I have a problem with an OpenCL code. This code creates 128 commands queues but it fails when the commands queues are created. The code works fine if the number of commands queues is less than or equal to 69. This program is executed in a AMD GPU (Hawaii). This GPU has AMD’s Graphics Core Next (GCN) architecture. According to this document: http://amd-dev.wpengine.netdna-cdn.com/wordpress/media/2012/10/Asynchronous-Shaders-White-Paper-FINA... GCN supports up to 8 ACEs per GPU, and each ACE can manage up to 8 independent queues. Therefore, 8 ACEs x 8 queues = 64 queues, I don´t know if this can be related with my problem or there could be other explication. What do you think?. Thank you so much.
What is the error code returned by clCreateCommandQueue?
The Optimization guide is very clear on this. If Q # exceeds # of available hardware queues, it reassigns them to existing queues in a round-robin fashion.
clCreateCommandQueue creates the host-side queues and they are managed by the runtime. Runtime handles all the resource allocation needed for maintaining the host-side queues. As nibal pointed out, these host-side queues (or software queues) are then mapped to hardware compute queues in some round-robin fashion. So, many such host-side queues (from different contexts as well) can be mapped to a single hardware compute queue.

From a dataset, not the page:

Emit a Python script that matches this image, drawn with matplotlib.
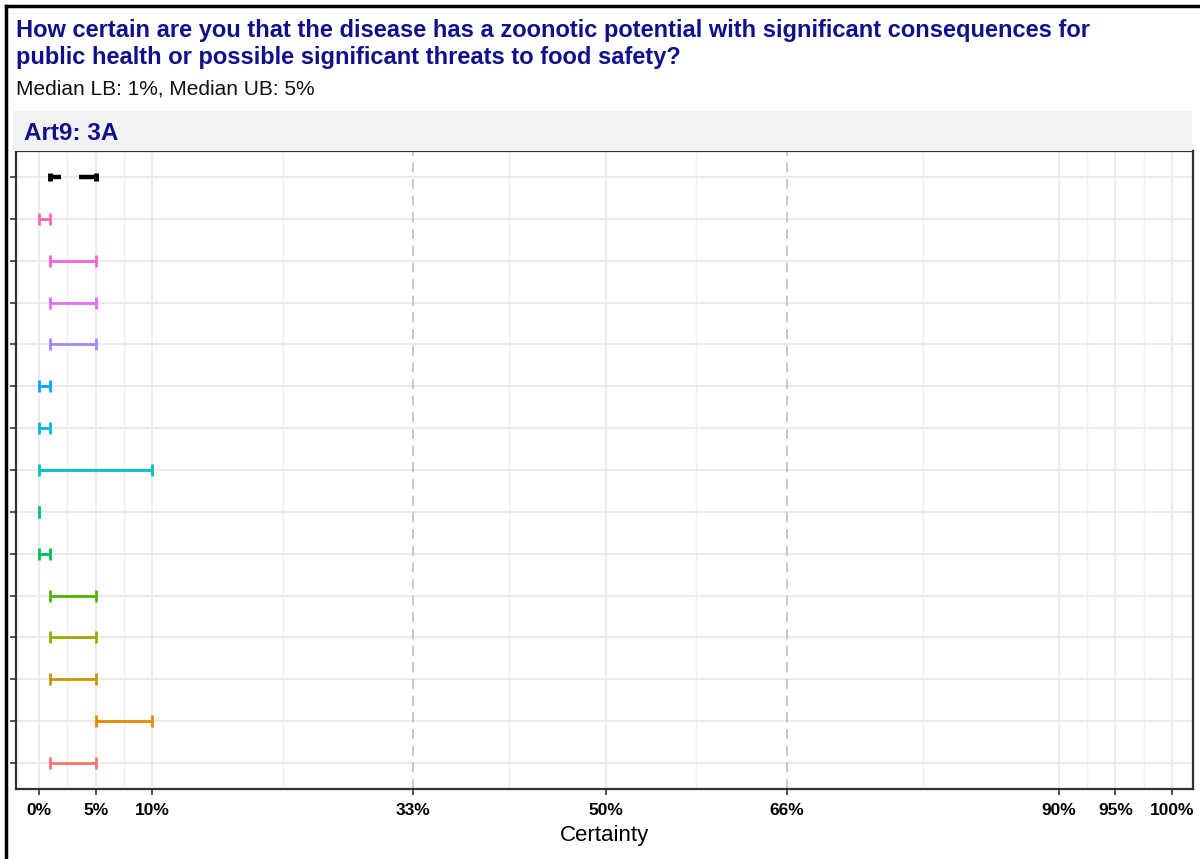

As I guess, the above problem may be due to unavailability of system resources that are needed by the runtime to create a host-side queue. In that case, the number may vary depending on the system configuration. If possible, please try to check it with a different system configuration and observe the outcome.
Hi dipak. I have tested my code in other different system and in other different GPU and the code fails in the same number of commands queues. Is there some environment (or driver) variable or something like that which could be influencing?. On the other hand, how I could change the configuration of my system to test it better?. Thank you.
Just to point out that CL_OUT_OF_RESOURCES (-5) is different than CL_OUT_OF_HOST_MEMORY (-6).
Error indicates some kind of host memory problem. Maybe you should check also syslog for any kind of memory issues.
Thanks for your reply. It's interesting that the number is fixed irrespective of system configuration and GPU devices. Could you please check this scenario? - create multiple contexts for that device and then create the command queues for each context. Just want to verify whether the limitation has anything to do with the context or not.
Is there some environment (or driver) variable or something like that which could be influencing?
I'm not aware of any. I'll check.
Not sure, till please try to modify this parameter: GPU_MAX_COMMAND_QUEUES
[ To see all the parameters: strings /usr/lib/libamdocl64.so | grep GPU]